Porque tú compones un puñado de historias en mi, de principio a fin. O desde que fui final y escribí un principio. Tú me evocas a regresar; eres un embudo que me atrae a ti, y me hace llegar como nueva, como si nunca hubiera sido Sara, como si nunca hubiera sido lo que soy, ni quien soy, como si fuera un nuevo yo con algo nuevo que contar.

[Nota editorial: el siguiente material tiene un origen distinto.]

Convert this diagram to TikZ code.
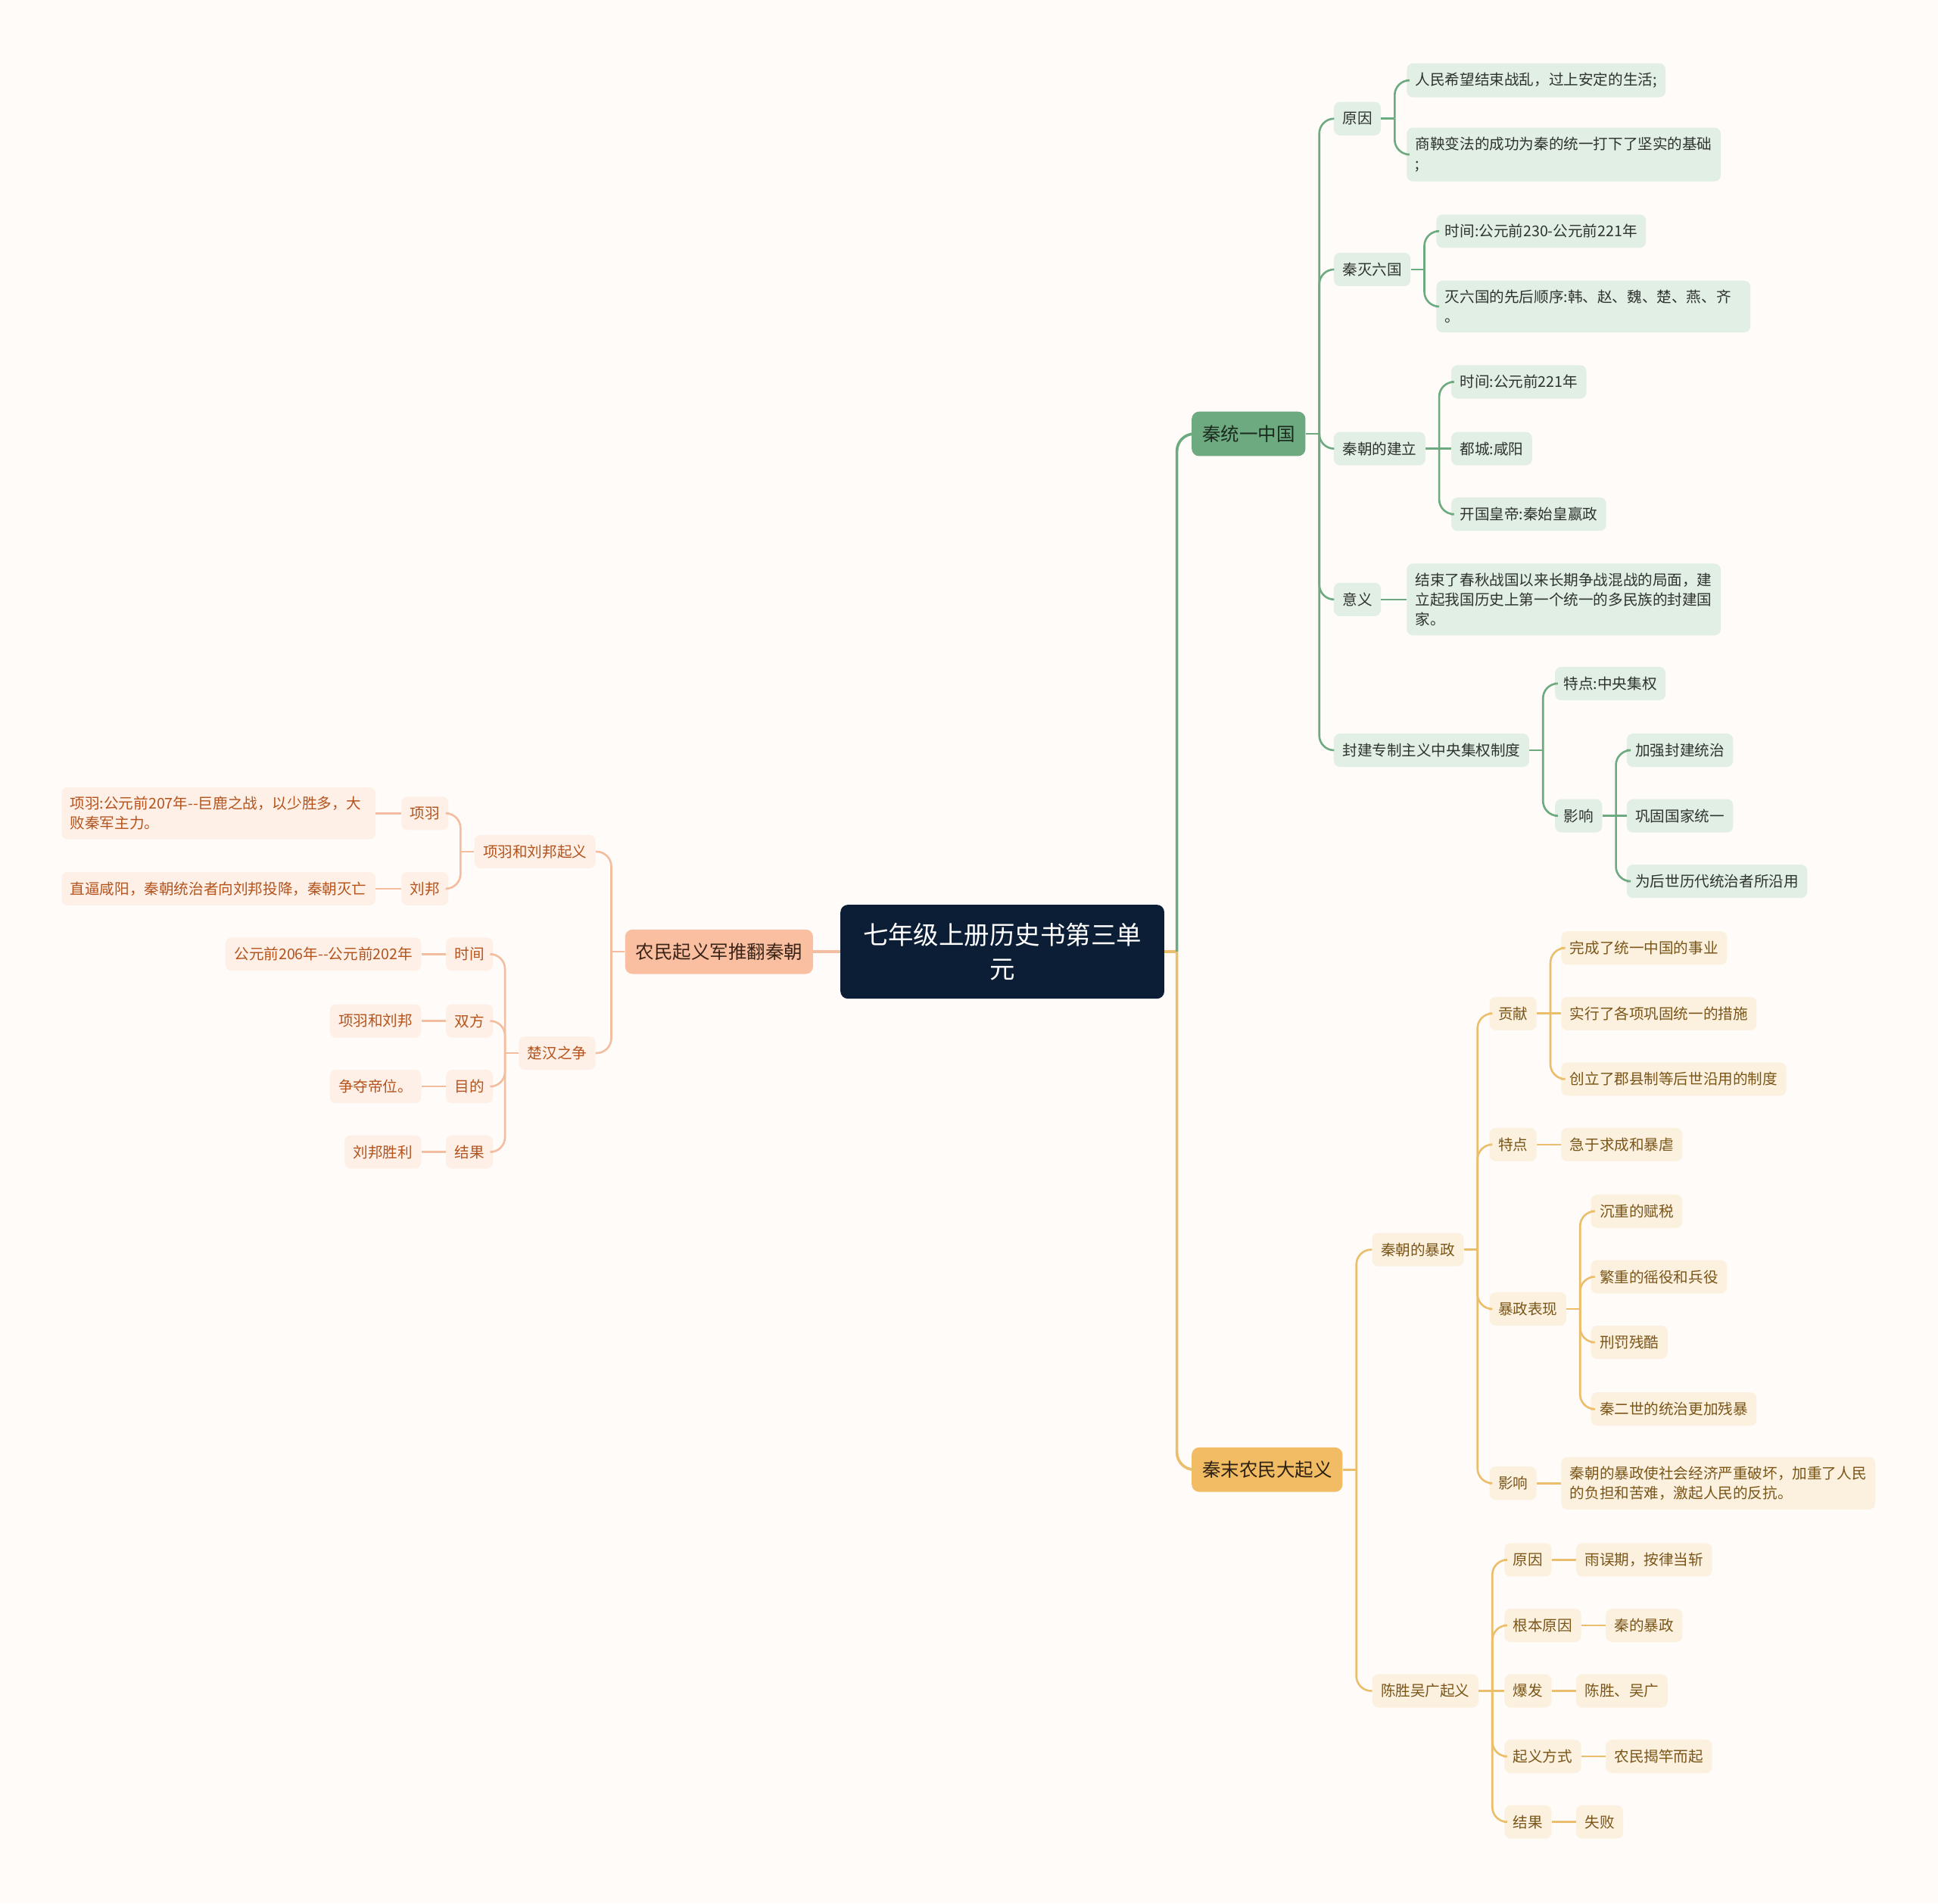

Siempre regreso a ti, porque yo cometo crímenes imperfectos y tu me ayudas a perfeccionarlos. Porque me atraviesas las pupilas y adivinas lo que quiero mirar, me perforas la boca y sabes que quiero decir, me cavas los oídos y percibes que quiero oír. Y tú me lo dices, aunque sea mentira, para que mi teoría de la inexistencia de la felicidad se vaya. Y se va. Por un minuto, pero se va. Y a mi me encanta que me mientas, me encantan esas mentiras porque puedo sentir que tengo el control de creer en cuantas fantasías me de la gana, aunque sean una tontería, y tú te vuelves tonto conmigo, por eso regreso a ti.
Regreso a ti siempre, porque me ayudas a fotografiar el mundo, aquellas pequeñas cosas que la gente no puede ver, ese duende bueno. O el malo que tantas veces me ha lanzado a quererte. Y es que lo malo a veces tiene razón. Me ayudas a sacar una foto a este flujo de desdén que tengo por manos, que tantas historias se guardan, que tanto mundo quieren escribir. Y fotografío el desierto de tu casa a la mía, esa arena escabrosa es el mayor charco, un charco que adoro pisar porque por mucha arena o mucha agua, yo siempre regreso a ti.
Regreso porque en tus brazos siempre hay sitio para mi revoltosa existencia; por que tu boca siempre tiene espacio para acoger a la mía, porque mi piel siempre tiene una cabaña en tus manos. Regreso a ti porque en fin... tú también acabas regresando a mi.